With immunosuppression, self-regulatory mechanisms may start to decrease, and these are the patients who develop skin cancers more frequently, said Rajiv Nijhawan, MD, associate professor of dermatology and Mohs surgeon at UT Southwestern (UTSW) Medical Center and director of the UTSW High Risk Skin Cancer Transplant Clinic, in Dallas, Texas.
Nijhawan is one of several clinicians presenting “Pearls for Surveillance and Management of High Risk Skin Cancer Patients,” which addresses skin cancer risk among organ transplant recipients, at the American Academy of Dermatology Virtual Meeting Experience.
Transcript
Why are organ transplant patients at higher risk for skin cancers?
A lot of it is driven by the immunosuppression. When patients are starting on immunosuppressive medications—and this isn’t necessarily just purely related to transplant, we just happen to see this in transplants—sometimes patients are on the same medications for other disease processes, other inflammatory disease processes. But we definitely see it at an increased level within the transplant population.
These medications prevent them from rejecting their new heart, their new lungs, because in a way that's foreign to them. It's not their native heart, their native lung. It's kind of a balancing act, where the transplant teams want to make sure that the body doesn't reject these new organs that are really meant to prolong their life.

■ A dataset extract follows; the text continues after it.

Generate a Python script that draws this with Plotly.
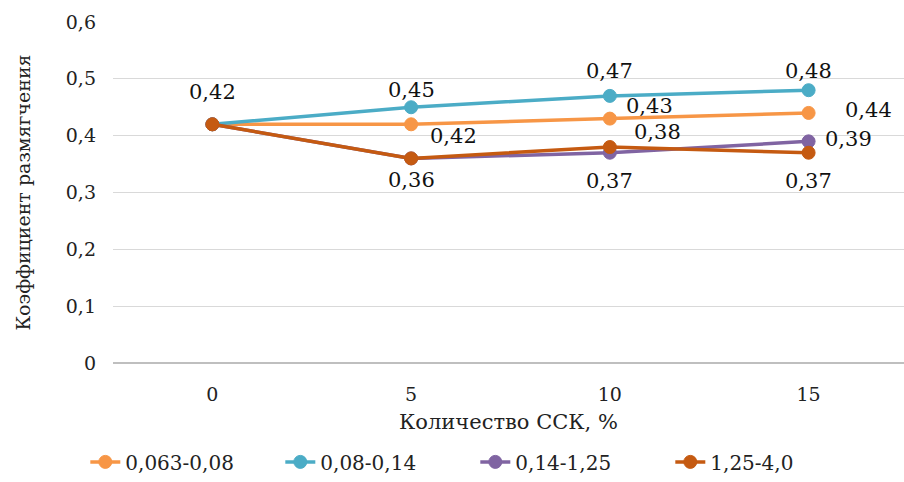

But with that comes immunosuppression, and immunosuppression means it suppresses their immune system so they're not necessarily able to fight infections as well. But also, our bodies also take care of skin cancers and precancers, let's say, and sometimes we're able to have this regulatory mechanism where if some cells start to go awry, our body can keep it in check and make sure they don't get worse in any way.

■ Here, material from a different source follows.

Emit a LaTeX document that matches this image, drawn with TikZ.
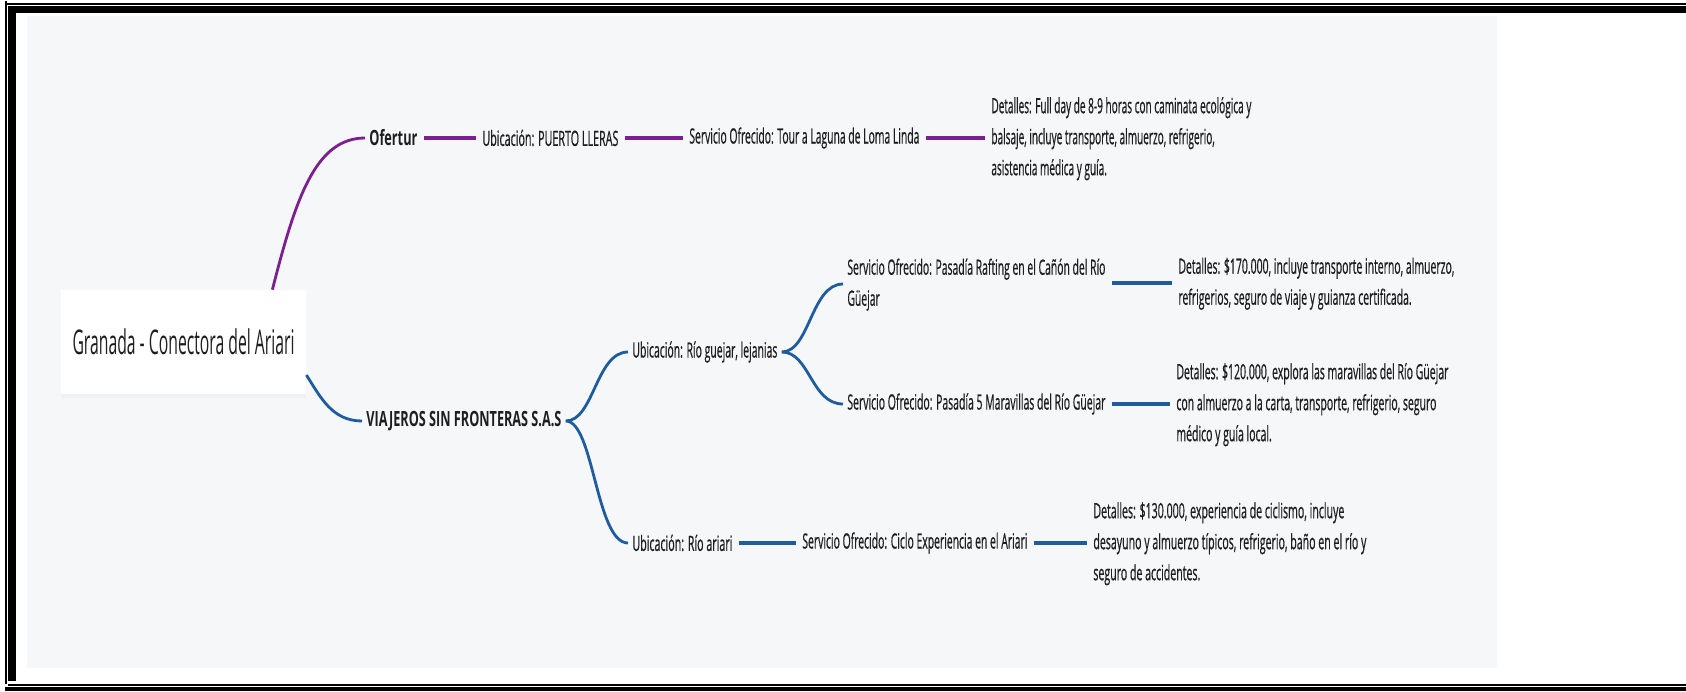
\documentclass[tikz,border=0pt]{standalone}
\usepackage{fontspec}
\setmainfont{Open Sans}
\newfontfamily\medf{Open Sans}[FakeBold=0.9]
\usetikzlibrary{shadows}
\definecolor{bgc}{HTML}{F6F7F9}
\definecolor{pur}{HTML}{7E1F91}
\definecolor{blu}{HTML}{1F5C9E}
\definecolor{txt}{HTML}{1E1E1E}
\newcommand\sq[2]{\resizebox{#1}{\height}{#2}}
\newcommand\mlines[1]{\begin{tabular}{@{}l@{}}#1\end{tabular}}
\begin{document}
\begin{tikzpicture}[x=0.5pt,y=-0.5pt,
  lbl/.style={inner sep=0pt,anchor=west,text=txt,font=\medf\fontsize{10.5}{15.5}\selectfont},
  boldlbl/.style={lbl,font=\fontsize{10.5}{15.5}\selectfont\bfseries},
  rootbox/.style={fill=white,inner sep=0pt,minimum width=122.5pt,minimum height=52pt,text=txt,
    font=\fontsize{17}{20}\selectfont,drop shadow={opacity=0.06,shadow xshift=0pt,shadow yshift=-2pt}},
  pline/.style={line width=2pt,shorten <=3pt,shorten >=3pt},
  pcurve/.style={line width=1.4pt}]
\useasboundingbox (0,0) rectangle (1686,691);
\fill[white] (0,0) rectangle (1686,691);
% frame
\fill[black] (5,3.3) rectangle (1686,4.7);
\fill[black] (8,6) rectangle (1686,13);
\fill[black] (5,1) rectangle (7,684);
\fill[black] (8,6) rectangle (16,681);
\fill[black] (8,684) rectangle (1686,686);
\fill[black] (5,687) rectangle (1686,691);
% background
\fill[bgc] (27,16) rectangle (1497,668);
% root
\node[rootbox] (root) at (183.5,342) {\sq{111pt}{Granada - Conectora del Ariari}};
% Ofertur branch
\node[boldlbl] (ofe) at (369,138) {\sq{24pt}{Ofertur}};
\node[lbl] (pto) at (482,138) {\sq{68pt}{Ubicación: PUERTO LLERAS}};
\node[lbl] (tour) at (689,138) {\sq{115pt}{Servicio Ofrecido: Tour a Laguna de Loma Linda}};
\node[lbl] (dof) at (991,138) {\sq{130pt}{\mlines{Detalles: Full day de 8-9 horas con caminata ecológica y\\balsaje, incluye transporte, almuerzo, refrigerio,\\asistencia médica y guía.}}};
% Viajeros branch
\node[boldlbl] (via) at (366,421) {\sq{97.5pt}{VIAJEROS SIN FRONTERAS S.A.S}};
\node[lbl] (gue) at (632,352) {\sq{72.5pt}{Ubicación: Río guejar, lejanias}};
\node[lbl] (raf) at (847,284) {\sq{129pt}{\mlines{Servicio Ofrecido: Pasadía Rafting en el Cañón del Río\\Güejar}}};
\node[lbl] (d170) at (1178,283) {\sq{138pt}{\mlines{Detalles: \$170.000, incluye transporte interno, almuerzo,\\refrigerios, seguro de viaje y guianza certificada.}}};
\node[lbl] (mar) at (847,404) {\sq{129pt}{Servicio Ofrecido: Pasadía 5 Maravillas del Río Güejar}};
\node[lbl] (d120) at (1176,404) {\sq{136pt}{\mlines{Detalles: \$120.000, explora las maravillas del Río Güejar\\con almuerzo a la carta, transporte, refrigerio, seguro\\médico y guía local.}}};
\node[lbl] (ari) at (632,543) {\sq{50pt}{Ubicación: Río ariari}};
\node[lbl] (cic) at (802,543) {\sq{112.5pt}{Servicio Ofrecido: Ciclo Experiencia en el Ariari}};
\node[lbl] (d130) at (1093,543) {\sq{136.5pt}{\mlines{Detalles: \$130.000, experiencia de ciclismo, incluye\\desayuno y almuerzo típicos, refrigerio, baño en el río y\\seguro de accidentes.}}};
% purple connectors
\draw[pur,pcurve] ([xshift=-17pt]root.north east) .. controls +(23,-90) and +(-50,0) .. ([xshift=-2pt]ofe.west);
\draw[pur,pline] (ofe.east) -- (pto.west);
\draw[pur,pline] (pto.east) -- (tour.west);
\draw[pur,pline] (tour.east) -- (dof.west);
% blue connectors
\draw[blu,pcurve] ([yshift=-16.5pt]root.east) .. controls +(14,22) and +(-30,0) .. ([xshift=-2pt]via.west);
\draw[blu,pcurve] ([xshift=2pt]via.east) .. controls +(28,0) and +(-32,0) .. ([xshift=-2pt]gue.west);
\draw[blu,pcurve] ([xshift=2pt]via.east) .. controls +(28,0) and +(-32,0) .. ([xshift=-2pt]ari.west);
\draw[blu,pcurve] ([xshift=2pt]gue.east) .. controls +(28,0) and +(-32,0) .. ([xshift=-2pt]raf.west);
\draw[blu,pcurve] ([xshift=2pt]gue.east) .. controls +(28,0) and +(-32,0) .. ([xshift=-2pt]mar.west);
\draw[blu,pline] (raf.east |- d170.west) -- (d170.west);
\draw[blu,pline] (mar.east) -- (d120.west);
\draw[blu,pline] (ari.east) -- (cic.west);
\draw[blu,pline] (cic.east) -- (d130.west);
\end{tikzpicture}
\end{document}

But with the immunosuppression, unfortunately, our checking mechanisms, our self-regulatory mechanisms start to sometimes decrease in capacity. And so patients who are on these medications, unfortunately, are developing more skin cancers at an increased frequency, because their self-checking mechanisms start to not be at the same level they were pretransplant, let's say. And it’s in the context of their other risk factors, their skin type. If they're fair-skinned individuals, they're at higher risk. If they are out in the sun, they're more likely to burn rather than get a tan, they're at increased risk.
If they have genetic susceptibility, a family history of skin cancer and melanomas; if they’ve had a lot of sun exposure, both chronically throughout life [and] if they're outdoor workers and farmers, and just spend a lot of time outdoors or just tanning in their youth even, that sun exposure history just adds up, unfortunately, and cumulatively puts them at increased risk. Also, if they've had sunburns as a kid or teenagers or in their 20s, you know, blistering sunburns, that increases their risk.
So it's kind of in that patient context of their history, their genetics. But when you add on another level of immunosuppression, it just unfortunately can propel these skin cancers forming more quickly, more rapidly, and, unfortunately, more aggressively as well.